Photo taken from the NASA DC-8 in 2002. Image G. Varros/NASA-ARC, http://leonid.arc.nasa.gov/

This project will examine two examples of homogeneous nucleation that occur in very different regions of the atmosphere: iodine oxide particles, which form in the marine boundary layer from iodine species that are produced biogenically in the ocean; and meteoric smoke particles, which form in the middle atmosphere from the metals and silicon oxides that ablate from meteoroids.

For both these systems, we want to follow the evolution of the particles from single molecules to particles containing about 1 million molecules (diameter about 50 nm), in order to understand what controls the rate of growth and the shapes of the particles.Preliminary work shows that the particles are fractal-like ("fluffy"), with large surface areas which often facilitate chemical reactions. For example, meteoric smoke particles may influence some of the chemistry controlling ozone in the stratosphere.

We will also examine the properties of these particles as ice condensation nuclei. Iodine oxides have recently been observed at high concentrations over coastal Antarctica, and could be a source of ice nuclei near the surface. Meteoric smoke particles are most likely the nuclei for noctilucent clouds. These ice clouds, which form around 83 km at high latitudes during mid-summer, were first observed at the end of the 19th Century. This has led to speculation that they are an early indicator of climate change in the middle atmosphere.

Finally, we will address the question of how meteoric smoke particles descend from around 80 km to the earth's surface. The particles have been detected both by capturing them with a rocket-borne instrument flying above 70 km (in this project we propose to analyze some of these captured particles), and by detecting cosmic iridium and platinum in ice cores from Greenland and Antarctica. We will use the Met Office's general circulation model to study the transport pathways during present-day conditions and during a glacial maximum, in order to interpret the ice core record over several hundred thousand years.

 

Objectives

1 Iodine oxides particles (IOP)
1.1 Study the formation kinetics of IxOy (R1 - R6), and the thermal stability of I2O2 and I2O4
1.2 Measure the photolysis cross section of OIO from 300 to 600 nm
1.3 Study the formation kinetics of small IxOy clusters, and their growth to large IOP (diameter = 50 nm), as a function of RH
1.4 Measure the uptake coefficient of H2SO4 on IOP, as a function of RH
1.5 Determine the properties of IOP as ice nuclei in the polar boundary layer
1.6 Develop IOP evolution models to underpin the NERC programmes RHaMBLe and COBRA.
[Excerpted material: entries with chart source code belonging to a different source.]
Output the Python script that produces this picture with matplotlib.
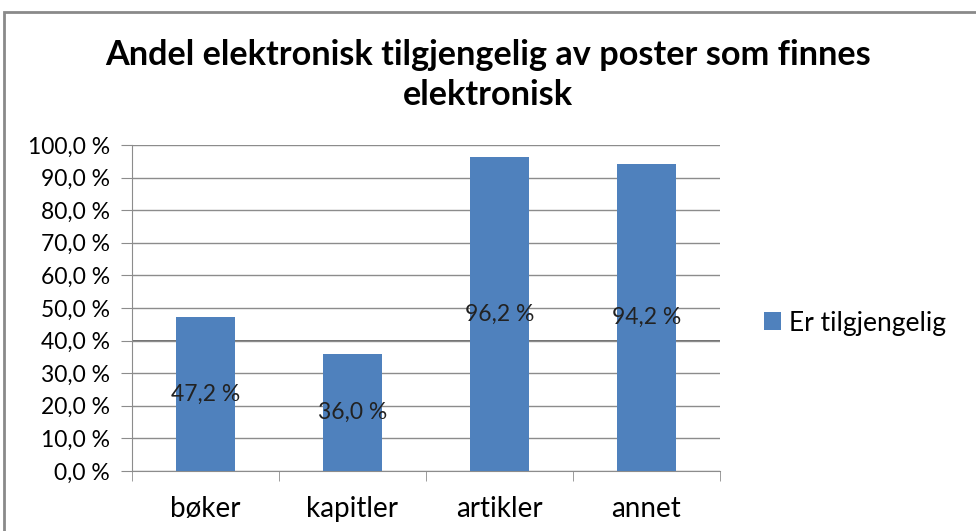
"""Bar chart: share of items available electronically"""
import matplotlib.pyplot as plt
from matplotlib.patches import Rectangle
from matplotlib.ticker import FuncFormatter, MultipleLocator

categories = ["bøker", "kapitler", "artikler", "annet"]
values = [47.2, 36.0, 96.2, 94.2]
series_name = "Er tilgjengelig"
title = "Andel elektronisk tilgjengelig av poster som finnes\nelektronisk"

BLUE = "#4F81BD"
GRID = "#8c8c8c"


def pct(v, _pos=None):
    """Format a number the Norwegian way, e.g. 47,2 %"""
    return f"{v:.1f}".replace(".", ",") + " %"


def main():
    """Draw the chart and save it"""
    plt.rcParams["font.family"] = ["Lato", "DejaVu Sans"]
    fig = plt.figure(figsize=(9.76, 5.31), dpi=100)

    # outer chart frame, cut off at right and bottom like the source
    fig.patches.append(Rectangle((4 / 976, -0.1), 1.2, 1 - 12 / 531 + 0.1,
                                 transform=fig.transFigure, fill=False,
                                 edgecolor="#8a8a8a", linewidth=2))

    ax = fig.add_axes([132 / 976, 1 - 471 / 531, 588 / 976, 326 / 531])
    x = range(len(categories))
    bars = ax.bar(x, values, width=0.395, color=BLUE, zorder=3,
                  label=series_name)

    for bar, v in zip(bars, values):
        ax.text(bar.get_x() + bar.get_width() / 2, v / 2, pct(v),
                ha="center", va="center", fontsize=16.5, color="#222222",
                zorder=4)

    ax.set_xlim(-0.5, len(categories) - 0.5)
    ax.set_ylim(0, 100)
    ax.yaxis.set_major_locator(MultipleLocator(10))
    ax.yaxis.set_major_formatter(FuncFormatter(pct))
    ax.set_xticks(list(x))
    ax.set_xticklabels(categories, fontsize=20)
    ax.set_xticks([i - 0.5 for i in range(len(categories) + 1)], minor=True)
    ax.tick_params(axis="x", which="major", length=0, pad=18)
    ax.tick_params(axis="x", which="minor", length=7, color=GRID)
    ax.tick_params(axis="y", length=8, color=GRID, labelsize=16.5, pad=8)

    ax.grid(axis="y", color=GRID, linewidth=1, zorder=0)
    ax.axhline(40, color="#6e6e6e", linewidth=1.4, zorder=1)
    for side in ("top", "right"):
        ax.spines[side].set_visible(False)
    for side in ("left", "bottom"):
        ax.spines[side].set_color(GRID)

    fig.text(0.5, 1 - 75 / 531, title, ha="center", va="center",
             fontsize=24.7, fontweight="bold", linespacing=1.3)

    fig.legend(loc="center left", bbox_to_anchor=(764 / 976, 1 - 323 / 531),
               frameon=False, fontsize=19, handlelength=0.65,
               handleheight=0.65, handletextpad=0.3, borderpad=0,
               borderaxespad=0)

    fig.savefig("out.png", dpi=100)


if __name__ == "__main__":
    main()
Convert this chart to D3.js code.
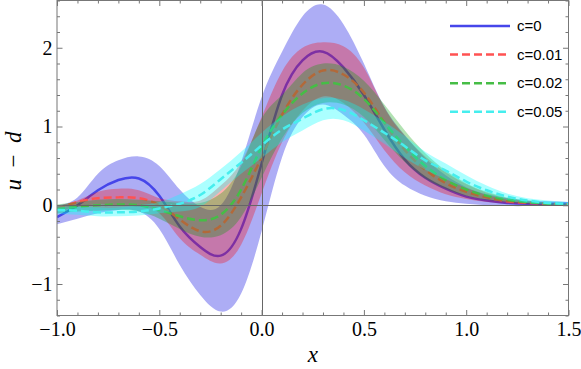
<!DOCTYPE html>
<html>
<head>
<meta charset="utf-8">
<script src="https://cdn.jsdelivr.net/npm/d3@7"></script>
<style>
  body { margin: 0; background: #fff; }
  svg { display: block; }
  .tick-label { font-family: "Liberation Serif", "Times New Roman", serif; font-size: 20px; fill: #000; }
  .legend text { font-family: "Liberation Sans", Arial, sans-serif; font-size: 15px; fill: #000; }
</style>
</head>
<body>
<div id="chart"></div>
<script>
// x grid shared by every series
const xs = [-1.0, -0.9, -0.8, -0.7, -0.6, -0.5, -0.4, -0.3, -0.2, -0.1, 0.0,
  0.1, 0.2, 0.3, 0.4, 0.5, 0.6, 0.7, 0.8, 0.9, 1.0, 1.1, 1.2, 1.3, 1.4, 1.5];

// c = 0
const c0Mid = [-0.15, 0.00, 0.19, 0.32, 0.34, 0.12, -0.27, -0.53, -0.64, -0.30, 0.53,
  1.40, 1.84, 1.95, 1.75, 1.40, 0.96, 0.58, 0.35, 0.21, 0.11, 0.06, 0.03, 0.02, 0.02, 0.02];
const c0Hi = [0.00, 0.10, 0.40, 0.57, 0.62, 0.50, 0.20, -0.02, 0.00, 0.55, 1.37,
  1.95, 2.40, 2.55, 2.30, 1.80, 1.25, 0.89, 0.60, 0.38, 0.23, 0.14, 0.09, 0.06, 0.05, 0.04];
const c0Lo = [-0.24, -0.17, -0.10, -0.06, -0.08, -0.30, -0.76, -1.14, -1.35, -1.12, -0.33,
  0.61, 1.12, 1.28, 1.15, 0.90, 0.50, 0.25, 0.12, 0.05, 0.02, 0.00, -0.01, -0.01, 0.00, 0.00];

// c = 0.01
const c1Mid = [-0.04, 0.04, 0.09, 0.10, 0.09, 0.00, -0.18, -0.33, -0.26, 0.10, 0.61,
  1.15, 1.53, 1.71, 1.66, 1.43, 1.05, 0.70, 0.45, 0.28, 0.17, 0.10, 0.05, 0.03, 0.02, 0.01];
const c1Hi = [-0.01, 0.06, 0.17, 0.21, 0.19, 0.09, 0.05, 0.06, 0.25, 0.55, 1.12,
  1.70, 2.00, 2.07, 2.02, 1.75, 1.24, 0.88, 0.62, 0.42, 0.27, 0.16, 0.09, 0.05, 0.03, 0.02];
const c1Lo = [-0.08, -0.02, 0.01, 0.00, -0.02, -0.10, -0.42, -0.63, -0.74, -0.50, 0.15,
  0.80, 1.20, 1.38, 1.30, 1.05, 0.70, 0.42, 0.25, 0.14, 0.08, 0.04, 0.02, 0.01, 0.00, 0.00];

// c = 0.02
const c2Mid = [-0.05, -0.02, 0.00, 0.01, 0.00, -0.06, -0.14, -0.19, -0.12, 0.20, 0.74,
  1.15, 1.42, 1.55, 1.52, 1.35, 1.05, 0.75, 0.50, 0.32, 0.20, 0.12, 0.07, 0.04, 0.02, 0.01];
const c2Hi = [0.01, 0.04, 0.07, 0.08, 0.07, 0.05, 0.03, 0.03, 0.15, 0.50, 1.10,
  1.40, 1.68, 1.80, 1.76, 1.58, 1.28, 0.95, 0.66, 0.44, 0.28, 0.17, 0.10, 0.06, 0.03, 0.02];
const c2Lo = [-0.10, -0.08, -0.07, -0.06, -0.08, -0.17, -0.30, -0.40, -0.38, -0.15, 0.35,
  0.85, 1.17, 1.30, 1.28, 1.12, 0.83, 0.55, 0.34, 0.21, 0.12, 0.07, 0.04, 0.02, 0.01, 0.00];

// c = 0.05
const c5Mid = [-0.06, -0.07, -0.09, -0.09, -0.08, -0.04, 0.02, 0.13, 0.33, 0.54, 0.76,
  0.96, 1.10, 1.22, 1.21, 1.08, 0.92, 0.75, 0.57, 0.44, 0.30, 0.19, 0.11, 0.06, 0.03, 0.02];
const c5Hi = [-0.01, -0.02, -0.03, -0.03, 0.00, 0.04, 0.14, 0.27, 0.46, 0.68, 0.92,
  1.13, 1.28, 1.36, 1.34, 1.22, 1.06, 0.88, 0.68, 0.53, 0.38, 0.25, 0.15, 0.09, 0.06, 0.04];
const c5Lo = [-0.11, -0.12, -0.14, -0.14, -0.13, -0.10, -0.08, -0.02, 0.18, 0.40, 0.60,
  0.80, 0.95, 1.08, 1.08, 0.95, 0.78, 0.60, 0.45, 0.33, 0.22, 0.13, 0.07, 0.03, 0.01, 0.00];

const labels = ["c=0", "c=0.01", "c=0.02", "c=0.05"];
const xTicks = [-1.0, -0.5, 0.0, 0.5, 1.0, 1.5];
const yTicks = [-1, 0, 1, 2];

const series = [
  { label: labels[0], mid: c0Mid, hi: c0Hi, lo: c0Lo, line: "#4646ea", band: "rgb(40,40,230)", bandOpacity: 0.38, dash: null },
  { label: labels[1], mid: c1Mid, hi: c1Hi, lo: c1Lo, line: "#ff5252", band: "rgb(255,0,0)", bandOpacity: 0.3, dash: "8,4" },
  { label: labels[2], mid: c2Mid, hi: c2Hi, lo: c2Lo, line: "#46bd46", band: "rgb(0,160,0)", bandOpacity: 0.3, dash: "8,4" },
  { label: labels[3], mid: c5Mid, hi: c5Hi, lo: c5Lo, line: "#46eeee", band: "rgb(0,255,255)", bandOpacity: 0.33, dash: "8,4" }
];

const width = 581, height = 369;
const plotLeft = 57, plotRight = 568.5, plotTop = 0.5, plotBottom = 315.5;

const svg = d3.select("#chart").append("svg")
  .attr("width", width)
  .attr("height", height);

const x = d3.scaleLinear().domain([-1, 1.5]).range([plotLeft, plotRight]);
const y = d3.scaleLinear().domain([-1.4, 2.6]).range([plotBottom, plotTop]);

svg.append("clipPath").attr("id", "plot-clip")
  .append("rect")
  .attr("x", plotLeft).attr("y", plotTop)
  .attr("width", plotRight - plotLeft).attr("height", plotBottom - plotTop);

const plot = svg.append("g").attr("clip-path", "url(#plot-clip)");

const curve = d3.curveNatural;

// bands and lines, one series after the other
for (const s of series) {
  const area = d3.area()
    .x((d, i) => x(xs[i]))
    .y0((d, i) => y(s.lo[i]))
    .y1((d, i) => y(s.hi[i]))
    .curve(curve);

  plot.append("path")
    .datum(xs)
    .attr("d", area)
    .attr("fill", s.band)
    .attr("fill-opacity", s.bandOpacity);

  const line = d3.line()
    .x((d, i) => x(xs[i]))
    .y(d => y(d))
    .curve(curve);

  plot.append("path")
    .datum(s.mid)
    .attr("d", line)
    .attr("fill", "none")
    .attr("stroke", s.line)
    .attr("stroke-width", 2.5)
    .attr("stroke-dasharray", s.dash);
}

// origin lines
plot.append("line")
  .attr("x1", plotLeft).attr("x2", plotRight)
  .attr("y1", Math.round(y(0)) + 0.5).attr("y2", Math.round(y(0)) + 0.5)
  .attr("stroke", "#666").attr("stroke-width", 1);
plot.append("line")
  .attr("x1", Math.round(x(0)) + 0.5).attr("x2", Math.round(x(0)) + 0.5)
  .attr("y1", plotTop).attr("y2", plotBottom)
  .attr("stroke", "#666").attr("stroke-width", 1);

// frame ticks (inside), major and minor, all four sides
const xMinor = d3.range(-10, 16).map(d => d / 10).filter(d => !xTicks.some(t => Math.abs(t - d) < 1e-9));
const yMinor = d3.range(-7, 14).map(d => d / 5).filter(d => !yTicks.some(t => Math.abs(t - d) < 1e-9));

function styleAxis(g) {
  g.select(".domain").remove();
  g.selectAll(".tick line").attr("stroke", "#777");
  g.selectAll(".tick text").attr("class", "tick-label");
}

svg.append("g").attr("transform", `translate(0,${plotBottom})`)
  .call(d3.axisBottom(x).tickValues(xMinor).tickSize(-3).tickFormat(""))
  .call(styleAxis);
svg.append("g").attr("transform", `translate(0,${plotBottom})`)
  .call(d3.axisBottom(x).tickValues(xTicks).tickSize(-5.5).tickPadding(6)
    .tickFormat(d => d3.format(".1f")(d).replace("-", "\u2212")))
  .call(styleAxis);

svg.append("g").attr("transform", `translate(0,${plotTop})`)
  .call(d3.axisTop(x).tickValues(xMinor).tickSize(-3).tickFormat(""))
  .call(styleAxis);
svg.append("g").attr("transform", `translate(0,${plotTop})`)
  .call(d3.axisTop(x).tickValues(xTicks).tickSize(-5.5).tickFormat(""))
  .call(styleAxis);

svg.append("g").attr("transform", `translate(${plotLeft},0)`)
  .call(d3.axisLeft(y).tickValues(yMinor).tickSize(-3).tickFormat(""))
  .call(styleAxis);
svg.append("g").attr("transform", `translate(${plotLeft},0)`)
  .call(d3.axisLeft(y).tickValues(yTicks).tickSize(-5.5).tickPadding(4.5)
    .tickFormat(d => String(d).replace("-", "\u2212")))
  .call(styleAxis);

svg.append("g").attr("transform", `translate(${plotRight},0)`)
  .call(d3.axisRight(y).tickValues(yMinor).tickSize(-3).tickFormat(""))
  .call(styleAxis);
svg.append("g").attr("transform", `translate(${plotRight},0)`)
  .call(d3.axisRight(y).tickValues(yTicks).tickSize(-5.5).tickFormat(""))
  .call(styleAxis);

// frame
svg.append("rect")
  .attr("x", plotLeft).attr("y", plotTop)
  .attr("width", plotRight - plotLeft).attr("height", plotBottom - plotTop)
  .attr("fill", "none")
  .attr("stroke", "#777").attr("stroke-width", 1);

// axis titles
svg.append("text")
  .attr("x", (plotLeft + plotRight) / 2).attr("y", 362)
  .attr("text-anchor", "middle")
  .style("font-family", "'Liberation Serif', 'Times New Roman', serif")
  .style("font-style", "italic")
  .style("font-size", "23px")
  .text("x");

svg.append("text")
  .attr("transform", `translate(21,161) rotate(-90)`)
  .attr("text-anchor", "middle")
  .style("font-family", "'Liberation Serif', 'Times New Roman', serif")
  .style("font-size", "23px")
  .call(t => {
    t.append("tspan").style("font-style", "italic").text("u");
    t.append("tspan").text("\u2002\u2212\u2002");
    t.append("tspan").style("font-style", "italic").text("d");
  });

// legend
const legend = svg.append("g").attr("class", "legend");
series.forEach((s, i) => {
  const ly = 26 + i * 28.6;
  legend.append("line")
    .attr("x1", 450).attr("x2", 510)
    .attr("y1", ly).attr("y2", ly)
    .attr("stroke", s.line)
    .attr("stroke-width", 2.5)
    .attr("stroke-dasharray", s.dash);
  legend.append("text")
    .attr("x", 517).attr("y", ly)
    .attr("dy", "0.35em")
    .text(s.label);
});
</script>
</body>
</html>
2 Meteoric smoke particles (MSP)
2.1 Measure the kinetics of SiO + O3 and SiO2 + O (R7 and R8)
2.2 Study the formation kinetics of small Fe-Si-O particles, growth to large fractal MSP, and the effects of an external applied magnetic field
2.3 Measure the uptake coefficients of HCl, H2SO4, HNO3 and N2O5 on MSP
2.4 Determine the properties of MSP as ice nuclei for NLCs
2.5 Analyse mesospheric particles collected through the NASA project MAGIC
2.6 Model the formation and transport of MSP from the upper mesosphere to the troposphere using a general circulation model, for present-day conditions and the Last Glacial Maximum.

 

Project Details

This project is a NERC funded project led by Professor John Plane at the University of Leeds. The Manchester component of this project is centred around measurements of the ice nucleation properties of the particles using the ESEM instrument.